The state-secure facilities cannot be "fixed" because the problem is the model of our current system. It’s time to restructure Texas juvenile justice so that these unsafe and ineffective facilities are not needed. 

It’s time to close the large, remote state facilities and keep youth closer to their homes while moving more resources to local probation departments so they can hold youth accountable in a way that keeps them safe while providing them support and rehabilitation.

The facilities will need to be closed in phases as it will take time to find appropriate placements for youth currently in the facilities and to create capacity in the front end of the system to safely keep youth closer to or in their community. 

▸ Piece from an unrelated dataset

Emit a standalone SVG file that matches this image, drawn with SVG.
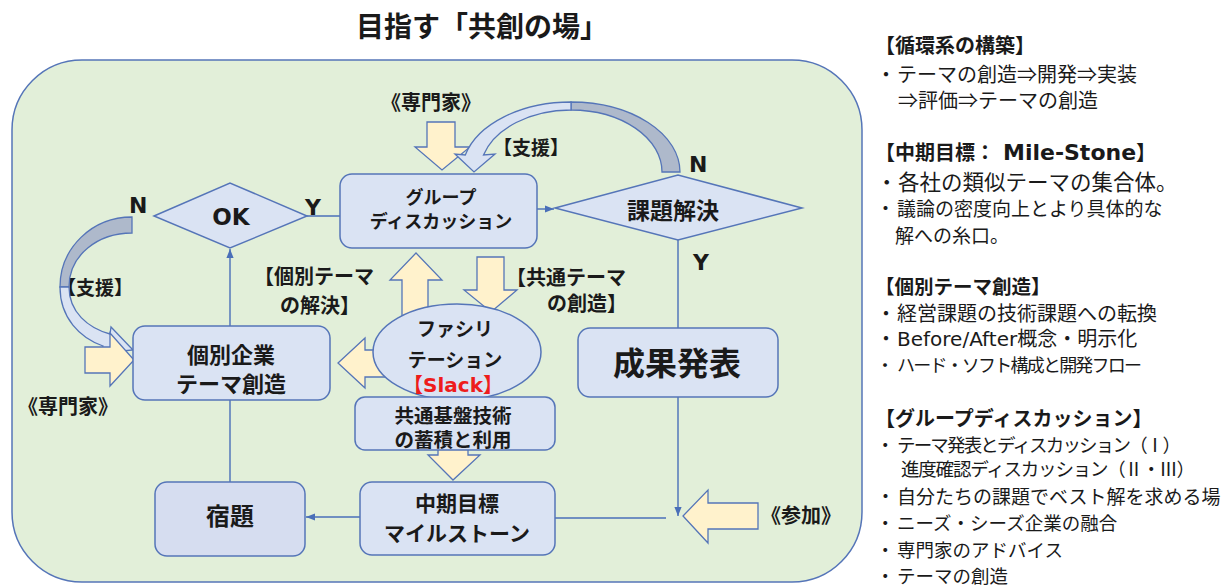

To open up space in county juvenile probation and better meet youth’s needs, it’s also important to reduce the number of youth who enter the juvenile justice system because of substance use, a lack of mental health support in their community, or because of misbehavior at school.

As state facilities are closed, high-risk youth could still be held in secure lockups.

A plan to keep youth closer to home does not mean that youth who need to be held in secure confinement while getting their treatment will be released to the streets. Holding youth accountable in secure confinement is still an option.

If the secure facilities already operated by juvenile probation are determined to not have sufficient capacity after moving out those low-risk youth who should not be in secure confinement, the state should look for options like retrofitting current state-run halfway houses into small secure facilities and constructing small, rehabilitative secure facilities near youths’ communities. 

State leaders must develop a plan for immediate and longer-term steps.

In collaboration with our advocacy partners, we have developed recommendations outlining what we see as the necessary next steps for juvenile justice reform in Texas, including developing a plan and timeline to close all state facilities. 

Key steps that are included in our recommendations and must be included in the state’s plan are:

1. TJJD needs to immediately start reducing the population in each of the state facilities, by: 

  • moving youth to more appropriate placements like residential treatment centers; 
  • releasing on parole youth who are low risk who can succeed on parole with services; and
  • reducing wait lists for treatment that keep youth in facilities for long periods, etc.

2. Reduce the number of youth committed to state facilities by limiting eligibility for commitment to these facilities but also by ensuring local communities have the resources they need to provide appropriate rehabilitative supports to youth.

3. Create local capacity to keep more youth closer to their home, ensuring probation departments have the resources they need to implement best practices and evidence-based programming for all youth in their care — not just youth eligible for commitment to state facilities — by both investing more state money in probation but also reducing the number of youth who flow into the juvenile justice system. 

We look forward to working with state leaders to develop this plan.